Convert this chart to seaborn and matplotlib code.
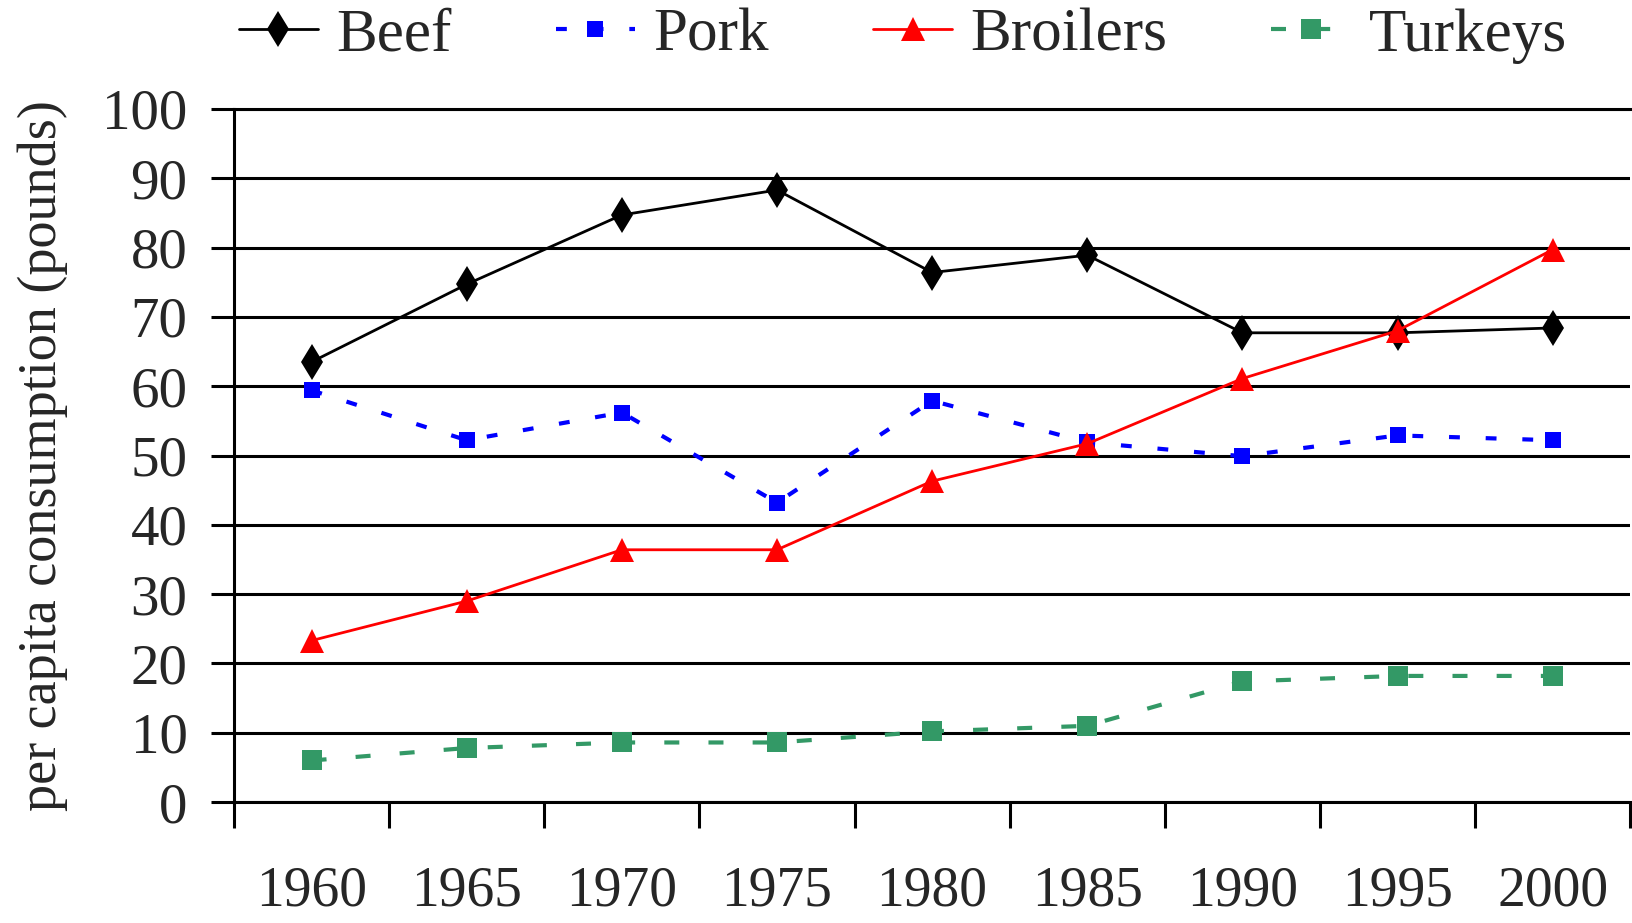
import matplotlib
matplotlib.use("Agg")
import matplotlib.pyplot as plt
import seaborn as sns
import pandas as pd
from matplotlib.ticker import FixedLocator, NullFormatter

years = ["1960", "1965", "1970", "1975", "1980", "1985", "1990", "1995", "2000"]
beef = [63.5, 74.7, 84.7, 88.3, 76.4, 78.9, 67.7, 67.7, 68.4]
pork = [59.4, 52.2, 56.2, 43.2, 57.9, 51.9, 49.9, 52.9, 52.2]
broilers = [23.3, 29.0, 36.4, 36.4, 46.3, 51.7, 61.1, 68.0, 79.7]
turkeys = [6.0, 7.8, 8.6, 8.6, 10.2, 11.0, 17.4, 18.2, 18.2]
series_names = ["Beef", "Pork", "Broilers", "Turkeys"]
y_ticks = [0, 10, 20, 30, 40, 50, 60, 70, 80, 90, 100]

sns.set_style("white")
plt.rcParams["font.family"] = ["Liberation Serif", "DejaVu Serif"]

fig = plt.figure(figsize=(16.33, 9.23), dpi=100)
ax = fig.add_axes([0.1433, 0.131, 0.855, 0.751])

styles = {
    "Beef": dict(color="black", marker="d", markersize=18, lw=2.0, ls="-"),
    "Pork": dict(color="#0000FF", marker="s", markersize=12, lw=3.0, ls=(0, (2.6, 6.2))),
    "Broilers": dict(color="#FF0000", marker="^", markersize=17, lw=2.0, ls="-"),
    "Turkeys": dict(color="#339966", marker="s", markersize=14, lw=3.0, ls=(0, (3.6, 7.0))),
}
data = {"Beef": beef, "Pork": pork, "Broilers": broilers, "Turkeys": turkeys}

for name in series_names:
    st = styles[name]
    df = pd.DataFrame({"year": years, "value": data[name]})
    sns.lineplot(data=df, x="year", y="value", ax=ax, color=st["color"],
                 marker=st["marker"], markersize=st["markersize"],
                 markeredgewidth=0, lw=st["lw"], linestyle=st["ls"],
                 label=name, zorder=3)

ax.set_xlim(-0.5, len(years) - 0.5)
ax.set_ylim(0, 100)
ax.set_yticks(y_ticks)
ax.set_yticklabels([str(v) for v in y_ticks])
ax.grid(axis="y", color="black", lw=2.2)
ax.grid(axis="x", visible=False)

# x: boundary ticks (major, unlabeled) + centered labels (minor)
ax.xaxis.set_major_locator(FixedLocator([i - 0.5 for i in range(len(years) + 1)]))
ax.xaxis.set_major_formatter(NullFormatter())
ax.xaxis.set_minor_locator(FixedLocator(list(range(len(years)))))
ax.set_xticklabels(years, minor=True)
ax.tick_params(axis="x", which="major", direction="out", length=19, width=2.2, color="black", bottom=True)
ax.tick_params(axis="x", which="minor", length=0, pad=46, labelsize=40, bottom=True)
ax.tick_params(axis="y", direction="out", length=16.5, width=2.2, color="black", pad=17, labelsize=41, left=True)

for side in ["left", "top", "bottom"]:
    ax.spines[side].set_visible(True)
    ax.spines[side].set_color("black")
    ax.spines[side].set_linewidth(2.2)
ax.spines["right"].set_visible(False)

ax.set_xlabel("")
ax.set_ylabel("per capita consumption (pounds)", fontsize=39)
ax.yaxis.set_label_coords(-0.119, 0.5)

handles, labels = ax.get_legend_handles_labels()
ax.legend(handles, labels, loc="center", bbox_to_anchor=(0.553, 0.961),
          bbox_transform=fig.transFigure, ncol=4, frameon=False, fontsize=44,
          handlelength=1.3, handletextpad=0.3, columnspacing=1.7)

fig.savefig("out.png", dpi=100)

## WHAT YOU ARE ASKED TO DO
From the first line above to the line containing "ax = fig.add_axes([0.1433, 0.131, 0.855, 0.751])", repeat each line exactly. Pictures stay out.

## TASK SOLUTION
Convert this chart to seaborn and matplotlib code.
import matplotlib
matplotlib.use("Agg")
import matplotlib.pyplot as plt
import seaborn as sns
import pandas as pd
from matplotlib.ticker import FixedLocator, NullFormatter

years = ["1960", "1965", "1970", "1975", "1980", "1985", "1990", "1995", "2000"]
beef = [63.5, 74.7, 84.7, 88.3, 76.4, 78.9, 67.7, 67.7, 68.4]
pork = [59.4, 52.2, 56.2, 43.2, 57.9, 51.9, 49.9, 52.9, 52.2]
broilers = [23.3, 29.0, 36.4, 36.4, 46.3, 51.7, 61.1, 68.0, 79.7]
turkeys = [6.0, 7.8, 8.6, 8.6, 10.2, 11.0, 17.4, 18.2, 18.2]
series_names = ["Beef", "Pork", "Broilers", "Turkeys"]
y_ticks = [0, 10, 20, 30, 40, 50, 60, 70, 80, 90, 100]

sns.set_style("white")
plt.rcParams["font.family"] = ["Liberation Serif", "DejaVu Serif"]

fig = plt.figure(figsize=(16.33, 9.23), dpi=100)
ax = fig.add_axes([0.1433, 0.131, 0.855, 0.751])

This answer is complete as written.